Print exactly the lines from the first one down to the line that contains "return (B - y) / PH", both included, and skip the pictures.

>> Begin Provided data

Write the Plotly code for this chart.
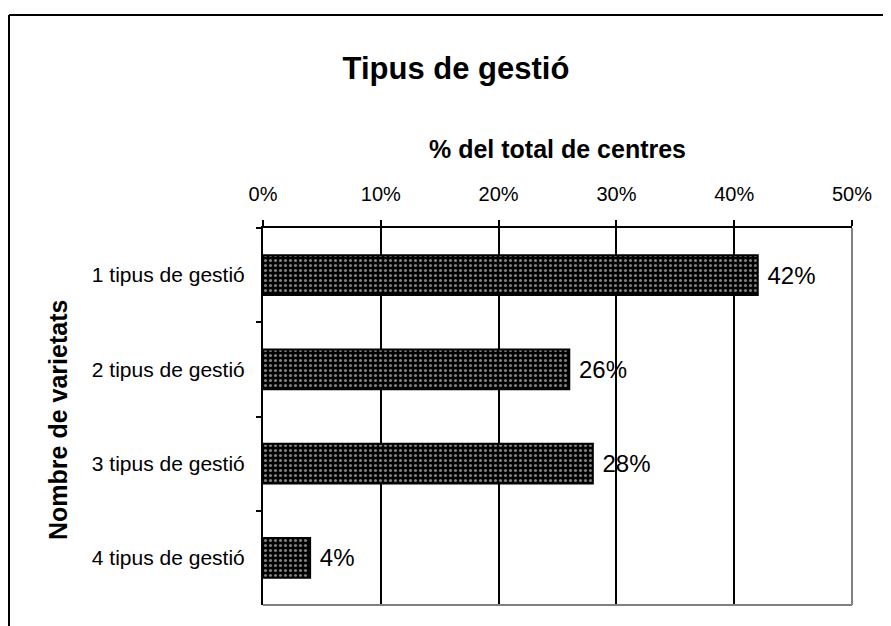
import plotly.graph_objects as go

categories = ["1 tipus de gestió", "2 tipus de gestió", "3 tipus de gestió", "4 tipus de gestió"]
values = [42, 26, 28, 4]
tick_vals = [0, 10, 20, 30, 40, 50]
tick_text = ["0%", "10%", "20%", "30%", "40%", "50%"]

FONT = "Arial, Liberation Sans, sans-serif"

# plot area in figure pixels (page has an 8px body offset)
L, R, T, B = 255, 844, 220, 597
W, H = 891, 626
PW, PH = R - L, B - T

def px(x):
    return (x - L) / PW

def py(y):
    return (B - y) / PH

fig = go.Figure()
fig.add_trace(go.Bar(
    y=categories, x=values, orientation="h",
    width=0.42,
    marker=dict(color="black",
                line=dict(color="black", width=2),
                pattern=dict(shape=".", fgcolor="white", bgcolor="black",
                             size=5, solidity=0.3, fillmode="overlay")),
    text=[f" {v}%" for v in values], textposition="outside",
    textfont=dict(family=FONT, size=24, color="black"),
    cliponaxis=False, showlegend=False,
))

fig.update_layout(
    width=W, height=H,
    margin=dict(l=L, r=W - R, t=T, b=H - B),
    paper_bgcolor="white", plot_bgcolor="white",
    font=dict(family=FONT, color="black"),
    title=dict(text="<b>Tipus de gestió</b>", x=448 / W, xanchor="center",
               y=1 - 60 / H, yanchor="middle", font=dict(size=31, family=FONT, color="black")),
    xaxis=dict(side="top", range=[0, 50], tickvals=tick_vals, ticktext=tick_text,
               showgrid=True, gridcolor="black", gridwidth=2,
               showline=True, linecolor="black", linewidth=2,
               ticks="outside", ticklen=6, tickcolor="black", tickwidth=2,
               ticklabelstandoff=11,
               tickfont=dict(size=20, family=FONT, color="black"),
               zeroline=False),
    yaxis=dict(autorange="reversed", tickson="boundaries",
               showline=True, linecolor="black", linewidth=2,
               ticks="outside", ticklen=5, tickcolor="black", tickwidth=1.5,
               ticklabelstandoff=12,
               tickfont=dict(size=21, family=FONT, color="black"),
               showgrid=False, zeroline=False),
    shapes=[
        dict(type="line", xref="paper", yref="paper", x0=0, x1=1, y0=0, y1=0,
             line=dict(color="#808080", width=2), layer="above"),
        dict(type="line", xref="paper", yref="paper", x0=1, x1=1, y0=0, y1=1,
             line=dict(color="#808080", width=2), layer="above"),
        # chart-area border (top and left)
        dict(type="line", xref="paper", yref="paper",
             x0=px(1), x1=px(W + 5), y0=py(7), y1=py(7),
             line=dict(color="black", width=2)),
        dict(type="line", xref="paper", yref="paper",
             x0=px(1), x1=px(1), y0=py(7), y1=py(H + 5),
             line=dict(color="black", width=2)),
    ],
    annotations=[
        dict(text="<b>% del total de centres</b>", xref="paper", yref="paper",
             x=0.5, y=py(141), showarrow=False, xanchor="center", yanchor="middle",
             font=dict(size=25, family=FONT, color="black")),
        dict(text="<b>Nombre de varietats</b>", xref="paper", yref="paper",
             x=px(50), y=py(412), textangle=-90, showarrow=False,
             xanchor="center", yanchor="middle",
             font=dict(size=25, family=FONT, color="black")),
    ],
)

fig.write_html("out.html")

>> End Provided data

▶ Response to this exercise:
Write the Plotly code for this chart.
import plotly.graph_objects as go

categories = ["1 tipus de gestió", "2 tipus de gestió", "3 tipus de gestió", "4 tipus de gestió"]
values = [42, 26, 28, 4]
tick_vals = [0, 10, 20, 30, 40, 50]
tick_text = ["0%", "10%", "20%", "30%", "40%", "50%"]

FONT = "Arial, Liberation Sans, sans-serif"

# plot area in figure pixels (page has an 8px body offset)
L, R, T, B = 255, 844, 220, 597
W, H = 891, 626
PW, PH = R - L, B - T

def px(x):
    return (x - L) / PW

def py(y):
    return (B - y) / PH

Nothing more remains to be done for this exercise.